On September 16, 2023, a remote fjord in East Greenland generated something scientists had never seen at a global scale, a slow, steady seismic pulse that lasted nine days and showed up on instruments around the world. The source was not a typical earthquake.
It was a huge landslide that slammed into Dickson Fjord, launched a mega tsunami, and then left the water rocking back and forth like a giant bathtub. Now, researchers have confirmed that “sloshing” with direct satellite observations, turning an eerie geologic mystery into a climate-era warning signal.
The new confirmation comes from a June 3, 2025 paper in Nature Communications titled “Observations of the seiche that shook the world.” The team used measurements from the Surface Water and Ocean Topography mission, known as SWOT, to directly observe the water surface patterns consistent with a standing wave, also called a seiche, inside the fjord.
The moment a mountain hit the water
The chain of events began when more than 25 million cubic yards of rock and ice broke loose and plunged into Dickson Fjord. Reports based on field and satellite evidence describe an initial tsunami reaching roughly 650 feet near the impact area. Even after that first violent surge, the fjord did not settle. The water continued to swing from wall to wall, repeatedly loading the seafloor and generating a very long period seismic signal at about 10.88 millihertz, which corresponds to a rhythm of about 92 seconds.
That “heartbeat” quality is what made the event so confusing at first. Earthquakes usually produce a burst of shaking that fades quickly, not a clean pulse that stays coherent for more than a week. In this case, the signal weakened slowly over nine days, and then a similar signal returned around October 11, 2023 after a second tsunami producing landslide in the same fjord.
Why the satellite proof matters
Before this latest work, multiple research groups had strong reasons to suspect a seiche was responsible, but they were relying on modeling and on what seismic waves implied about the force direction. The new study adds the missing piece, direct water surface observations inside the fjord from SWOT’s wide swath measurements.
That is a big deal because fjords are notoriously hard places to monitor. They are narrow, steep, remote, and often covered by ice for much of the year. Traditional instruments can be sparse or vulnerable. SWOT helps close that gap by mapping a broad swath of water surface height rather than just a thin track beneath a satellite. NASA describes SWOT as a mission designed to survey Earth’s surface water and improve understanding of climate-related questions, following its December 2022 launch.

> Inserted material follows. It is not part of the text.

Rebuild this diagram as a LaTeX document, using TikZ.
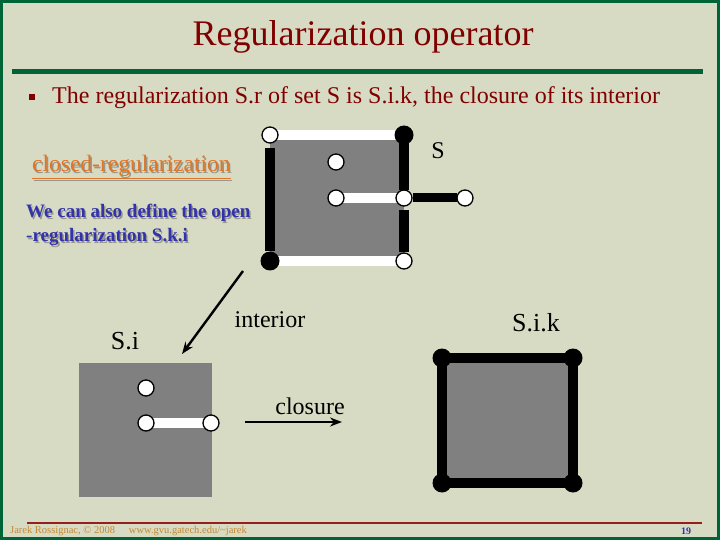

Using SWOT data alongside seismic records, the Nature Communications authors estimated the initial amplitude of the seiche at about 7.9 meters, after ruling out other processes like tides and wind driven circulation as explanations for the observed cross fjord slopes.
A climate risk that is easy to underestimate
It is tempting to treat this story as an exotic Arctic oddity. But the ingredients are not unique. As glaciers thin and retreat, they can stop acting as a stabilizing brace for steep slopes. That raises the odds of large rock and ice failures into confined waters, which is exactly the recipe for dangerous local tsunamis. The Science paper on the Dickson Fjord event frames these tsunamigenic landslides as part of a growing hazard picture in polar regions as climate conditions shift.
Greenland has already seen what that can mean for people. In Karrat Fjord on June 17, 2017, a landslide triggered a tsunami that killed four people and destroyed or washed away multiple structures, including houses.
Dickson Fjord also sits near routes used by Arctic cruises, an industry that has expanded as seasonal ice conditions change. When a single slope failure can generate both a towering wave and days of sustained oscillation, the safety question is no longer only about the initial impact. It is also about what the water keeps doing afterward, especially in narrow basins where resonance can trap energy.
What to watch next
Researchers are now combing seismic archives for similar slow pulses that might have been missed. That work matters because the signal itself can become part of an early warning toolkit. A quake like this was not felt by people, but it was loud in the language of instruments. With satellites like SWOT adding direct surface measurements, scientists can better distinguish between “normal” ocean motion and rare, high consequence events.
The larger lesson is simple and unsettling. Climate change does not just warm air and melt ice. It can rearrange the stability of landscapes, and in the right geometry, it can make an isolated fjord shake the whole planet in a slow, steady rhythm.